We haven't spent many Shabbatot outside of Neve Daniel since Ash was born, which means my consideration for the diversity of communities and their expectations is a "head in the clouds" kind of situation. When friends invited us to Ramat Beit Shemesh for Shabbat, I'd forgotten that there's just a certain way things are done in those parts. 

Yes, Mr. T packed his suit because colorful shirts and Chuck Taylors just don't fly, but I didn't think twice about packing my open-toed shoes because the weather was toasty and warm and my feet are my traveling air conditioning units. 

So after the gents went to synagogue, Ash and I went for a little walk up and down the road in an (futile) attempt to get him to rest after a few days off schedule thanks to movers coming and packing up our apartment (it takes 6-8 weeks for stuff to transit to the U.S.). 

As we walked near the park, I noticed little girls staring at me funny. Yes, I was wearing a tichel (head scarf) in a very wig and snood heavy area, but it wasn't completely abnormal for Ramat Beit Shemesh. I considered my outfit as we did another round, and despite my long black skirt and simple blue top with a black cardigan over it, one girl made it painfully obvious what was resulting in the funny looks. 

Open-toed shoes. 

Yes, I was exposing my toes. What's more, I was exposing toes without any kind of pantyhose or tights (which, let's be honest, would have masked my naked toes anyway). 

Naked toes! May HaShem strike me down. 

Truth be told, they don't know any better. They're told not to wear open-toed shoes, so seeing someone with them must be like someone walking down the street in a burqa, I guess. They can't help but stare. 

I'd forgotten that there are places like this. They didn't throw rocks at me or say anything rude to me (that I heard anyway). They didn't go to my  hosts and demand they never invite me again. But when we're back over Passover, I'll remember to pack the black shoes and maybe, just maybe, some stockings. 

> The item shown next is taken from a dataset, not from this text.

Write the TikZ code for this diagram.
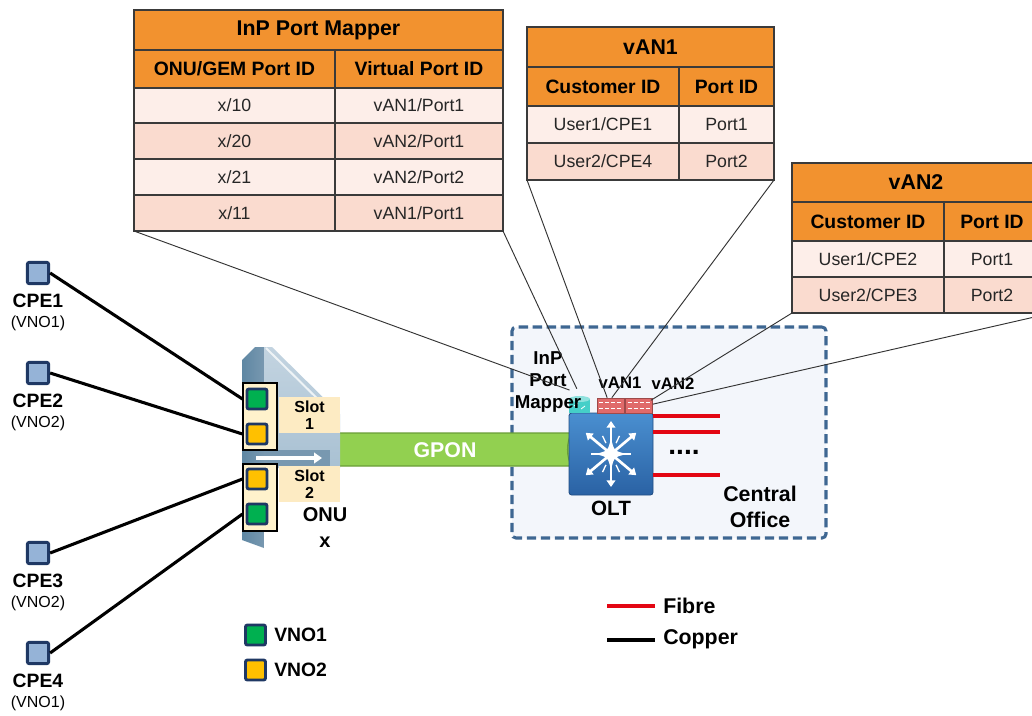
\documentclass[tikz,border=0pt]{standalone}
\usepackage{fontspec}
\setmainfont{Liberation Sans}
\usetikzlibrary{arrows.meta}

\definecolor{orangeT}{HTML}{F2922F}
\definecolor{rowA}{HTML}{FDEEE9}
\definecolor{rowB}{HTML}{FADBCF}
\definecolor{gridc}{HTML}{3A3A3A}
\definecolor{navy}{HTML}{1F3864}
\definecolor{cpeblue}{HTML}{95B3D7}
\definecolor{vgreen}{HTML}{00B050}
\definecolor{vorange}{HTML}{FFC000}
\definecolor{cream}{HTML}{FFF2CC}
\definecolor{slotbg}{HTML}{FDEBC3}
\definecolor{gpon}{HTML}{92D050}
\definecolor{gponrim}{HTML}{6A9E36}
\definecolor{codash}{HTML}{3E6792}
\definecolor{cobg}{HTML}{F3F6FB}
\definecolor{fibre}{HTML}{E30613}
\definecolor{oltdark}{HTML}{2A62A4}
\definecolor{oltlight}{HTML}{4A8FD0}
\definecolor{vanred}{HTML}{E06A6A}
\definecolor{cyl}{HTML}{45CFC8}
\definecolor{onudark}{HTML}{5F87A3}
\definecolor{onumid}{HTML}{7898B0}
\definecolor{onulight}{HTML}{A9C1D3}

% table cell: name, x1, y1, x2, y2, fill, text style, text
\newcommand\tcell[8]{%
  \filldraw[fill=#6, draw=gridc, line width=0.8pt] (#2,#3) rectangle (#4,#5);
  \node[#7] (#1) at ({(#2+#4)/2},{(#3+#5)/2}) {#8};}

\tikzset{
  ttl/.style={font=\bfseries\fontsize{16}{19}\selectfont},
  hdr/.style={font=\bfseries\fontsize{14.5}{17}\selectfont},
  dat/.style={font=\fontsize{13.3}{15}\selectfont, text=black!85},
  lbl/.style={font=\bfseries\fontsize{15}{19}\selectfont, align=center, inner sep=0pt},
  cpebox/.style={draw=navy, fill=cpeblue, line width=2.2pt, rounded corners=1.5pt,
    minimum size=16pt, inner sep=0pt},
  port/.style={draw=navy, line width=2.2pt, rounded corners=1.5pt,
    minimum size=15pt, inner sep=0pt},
  panel/.style={draw=black, fill=cream, line width=0.8pt, inner sep=0pt,
    minimum width=34*0.75pt, minimum height=67*0.75pt},
  slotlbl/.style={fill=slotbg, inner sep=0pt, minimum width=61*0.75pt,
    minimum height=36*0.75pt, align=center,
    font=\bfseries\fontsize{12}{13}\selectfont},
  vanbox/.style={fill=vanred, draw=vanred!70!black, line width=0.5pt,
    minimum width=27*0.75pt, minimum height=15*0.75pt, inner sep=0pt},
  copper/.style={line width=2.3pt, black},
  fibreline/.style={line width=2.3pt, fibre},
  callout/.style={line width=0.7pt, black!80},
}

\begin{document}
\begin{tikzpicture}[x=0.75pt, y=-0.75pt]
\fill[white] (0,0) rectangle (1032,715);
\useasboundingbox (0,0) rectangle (1032,715);

% ---------- central office area ----------
\node[draw=codash, fill=cobg, line width=2.3pt, dash pattern=on 7pt off 3.5pt,
  rounded corners=3pt, minimum width=314*0.75pt, minimum height=211*0.75pt,
  inner sep=0pt] (co) at (669,432.5) {};
\node[lbl, font=\bfseries\fontsize{16}{20}\selectfont] (colbl) at (760,507) {Central\\Office};

% ---------- tables ----------
\tcell{inpT}{134}{10}{503}{50}{orangeT}{ttl}{InP Port Mapper}
\tcell{inpH1}{134}{50}{335}{88}{orangeT}{hdr}{ONU/GEM Port ID}
\tcell{inpH2}{335}{50}{503}{88}{orangeT}{hdr}{Virtual Port ID}
\tcell{inpA1}{134}{88}{335}{123}{rowA}{dat}{x/10}
\tcell{inpA2}{335}{88}{503}{123}{rowA}{dat}{vAN1/Port1}
\tcell{inpB1}{134}{123}{335}{159}{rowB}{dat}{x/20}
\tcell{inpB2}{335}{123}{503}{159}{rowB}{dat}{vAN2/Port1}
\tcell{inpC1}{134}{159}{335}{195}{rowA}{dat}{x/21}
\tcell{inpC2}{335}{159}{503}{195}{rowA}{dat}{vAN2/Port2}
\tcell{inpD1}{134}{195}{335}{231}{rowB}{dat}{x/11}
\tcell{inpD2}{335}{195}{503}{231}{rowB}{dat}{vAN1/Port1}

\tcell{vaT}{527}{27}{774}{67}{orangeT}{ttl}{vAN1}
\tcell{vaH1}{527}{67}{679}{106}{orangeT}{hdr}{Customer ID}
\tcell{vaH2}{679}{67}{774}{106}{orangeT}{hdr}{Port ID}
\tcell{vaA1}{527}{106}{679}{143}{rowA}{dat}{User1/CPE1}
\tcell{vaA2}{679}{106}{774}{143}{rowA}{dat}{Port1}
\tcell{vaB1}{527}{143}{679}{180}{rowB}{dat}{User2/CPE4}
\tcell{vaB2}{679}{143}{774}{180}{rowB}{dat}{Port2}

\tcell{vbT}{792}{163}{1040}{202}{orangeT}{ttl}{vAN2}
\tcell{vbH1}{792}{202}{944}{241}{orangeT}{hdr}{Customer ID}
\tcell{vbH2}{944}{202}{1040}{241}{orangeT}{hdr}{Port ID}
\tcell{vbA1}{792}{241}{944}{277}{rowA}{dat}{User1/CPE2}
\tcell{vbA2}{944}{241}{1040}{277}{rowA}{dat}{Port1}
\tcell{vbB1}{792}{277}{944}{313}{rowB}{dat}{User2/CPE3}
\tcell{vbB2}{944}{277}{1040}{313}{rowB}{dat}{Port2}

% ---------- GPON tube ----------
\filldraw[fill=gpon, draw=gponrim, line width=0.8pt]
  (334,433) -- (572,433) -- (572,466) -- (334,466)
  .. controls (327,460) and (327,439) .. (334,433) -- cycle;
\draw[gponrim, line width=0.8pt] (572,433) .. controls (566,440) and (566,459) .. (572,466);
\node[font=\bfseries\fontsize{16}{19}\selectfont, text=white] (gponlbl) at (445,450) {GPON};

% ---------- OLT ----------
\node[draw=oltdark!80!black, top color=oltlight, bottom color=oltdark, line width=0.6pt,
  rounded corners=2pt, minimum width=84*0.75pt, minimum height=82*0.75pt,
  inner sep=0pt] (olt) at (611,454) {};
\begin{scope}[shift={(olt.center)}]
  \foreach \a in {90,40,-40,-90,140,220}
    \draw[white, line width=2pt, -{Triangle[length=5pt,width=6.5pt]}] (0,0) -- (\a:33);
  \foreach \a in {65,0,-65,-115,180,115}
    \draw[white, line width=1pt] (\a:12) -- (\a:20);
  \fill[white] (0,-16) .. controls (3,-3) .. (16,0) .. controls (3,3) .. (0,16)
    .. controls (-3,3) .. (-16,0) .. controls (-3,-3) .. (0,-16) -- cycle;
\end{scope}
\node[lbl, font=\bfseries\fontsize{15.5}{18}\selectfont] (oltlbl) at (611,508) {OLT};

% devices on top of the OLT
\node[inner sep=0pt, minimum width=21*0.75pt, minimum height=16*0.75pt] (mapdev) at (579.5,405) {};
\fill[cyl] (569,399) rectangle (590,413);
\fill[cyl!60!white] (579.5,399) ellipse (10.5 and 3);
\draw[white, line width=0.6pt] (574,406) -- (578,403) (581,409) -- (585,406);
\node[vanbox] (van1dev) at (610.5,405.5) {};
\node[vanbox] (van2dev) at (639,405.5) {};
\foreach \xa/\xb in {599/622,627.5/650.5}{
  \draw[white, line width=0.9pt, dash pattern=on 3pt off 1.5pt] (\xa,402.5) -- (\xb,402.5);
  \draw[white, line width=0.9pt, dash pattern=on 3pt off 1.5pt] (\xa,408.5) -- (\xb,408.5);
}
\node[lbl, font=\bfseries\fontsize{14}{16.5}\selectfont] (maplbl) at (548,382) {InP\\Port\\Mapper};
\node[lbl, font=\bfseries\fontsize{12.5}{14}\selectfont] (van1lbl) at (620,383) {vAN1};
\node[lbl, font=\bfseries\fontsize{12.5}{14}\selectfont] (van2lbl) at (673,384) {vAN2};

% fibres leaving the OLT
\coordinate (f1) at (720,416);
\coordinate (f2) at (720,432);
\coordinate (f3) at (720,475);
\draw[fibreline] (f1 -| olt.east) -- (f1);
\draw[fibreline] (f2 -| olt.east) -- (f2);
\draw[fibreline] (f3 -| olt.east) -- (f3);
\node[font=\bfseries\fontsize{21}{24}\selectfont] (dots) at (684,452) {....};

% ---------- callout lines ----------
\coordinate (inpBL) at (134,231);
\coordinate (inpBR) at (503,231);
\coordinate (vaBL) at (527,180);
\coordinate (vaBR) at (774,180);
\coordinate (vbBL) at (792,313);
\coordinate (vbBR) at (1052,313);
\draw[callout] (inpBL) -- ([xshift=-7.5pt,yshift=5pt]mapdev.north);
\draw[callout] (inpBR) -- ([xshift=-2pt,yshift=6pt]mapdev.north);
\draw[callout] (vaBL) -- ([xshift=-2.5pt]van1dev.north);
\draw[callout] (vaBR) -- ([xshift=1pt]van1dev.north);
\draw[callout] (vbBL) -- ([xshift=-1.5pt,yshift=-2pt]van2dev.north east);
\draw[callout] (vbBR) -- ([yshift=1pt]van2dev.east);

% ---------- ONU ----------
\shade[top color=onulight!70!white, bottom color=onulight]
  (255,347) -- (272,347) -- (340,414) -- (340,468) -- (262,468) -- cycle;
\draw[white!80!onulight, line width=1.5pt] (266,348) -- (336,417);
\shade[left color=onudark, right color=onumid]
  (242,360) -- (255,347) -- (264,347) -- (264,548) -- (242,540) -- cycle;
\fill[onumid] (264,450) rectangle (330,466);
\draw[white, line width=3pt, -{Triangle[length=6pt,width=8pt]}] (256,458) -- (322,458);

\node[panel] (panel1) at (260,416.5) {};
\node[panel] (panel2) at (260,497.5) {};
\node[port, fill=vgreen] (p1g) at (257,399) {};
\node[port, fill=vorange] (p1o) at (257,434) {};
\node[port, fill=vorange] (p2o) at (257,479) {};
\node[port, fill=vgreen] (p2g) at (257,514) {};
\node[slotlbl] (slot1) at (309.5,415) {Slot\\1};
\node[slotlbl] (slot2) at (309.5,484) {Slot\\2};
\node[lbl, font=\bfseries\fontsize{15}{19.5}\selectfont] (onulbl) at (325,528) {ONU\\x};

% ---------- CPEs ----------
\node[cpebox] (cpe1) at (38,273) {};
\node[cpebox] (cpe2) at (38,373) {};
\node[cpebox] (cpe3) at (38,553) {};
\node[cpebox] (cpe4) at (38,653) {};
\foreach \n/\y/\v in {1/273/VNO1,2/373/VNO2,3/553/VNO2,4/653/VNO1}{
  \node[font=\bfseries\fontsize{14.5}{16}\selectfont, inner sep=0pt] (cpe\n name) at (38,\y+28) {CPE\n};
  \node[font=\fontsize{12}{14}\selectfont, inner sep=0pt] (cpe\n vno) at (38,\y+50) {(\v)};
}
\draw[copper] (cpe1.east) -- (p1g.west -| panel1.west);
\draw[copper] (cpe2.east) -- (p1o.west -| panel1.west);
\draw[copper] (cpe3.east) -- (p2o.west -| panel2.west);
\draw[copper] (cpe4.east) -- (p2g.west -| panel2.west);

% ---------- legends ----------
\node[port, fill=vgreen] (leg1) at (255.5,635) {};
\node[port, fill=vorange] (leg2) at (255.5,670) {};
\node[anchor=west, inner sep=0pt, font=\bfseries\fontsize{14.5}{17}\selectfont] (leg1t) at (274,635) {VNO1};
\node[anchor=west, inner sep=0pt, font=\bfseries\fontsize{14.5}{17}\selectfont] (leg2t) at (274,670) {VNO2};

\coordinate (fa) at (607,606);
\coordinate (fb) at (655,606);
\coordinate (ca) at (607,640);
\coordinate (cb) at (655,640);
\draw[fibreline] (fa) -- (fb);
\draw[copper] (ca) -- (cb);
\node[anchor=west, inner sep=0pt, font=\bfseries\fontsize{16}{19}\selectfont] (fibt) at (663,606) {Fibre};
\node[anchor=west, inner sep=0pt, font=\bfseries\fontsize{16}{19}\selectfont] (copt) at (663,639) {Copper};
\end{tikzpicture}
\end{document}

Note: The most beautiful thing about RBS is the sound of singing, children running around through the streets without a care in the world, families gathering and moving about at a slow and comfortable pace. Sometimes I'd like to take the people from my community and embed them there, mix it up, and see what kind of community I get. I think it might be the perfect community -- for me anyway.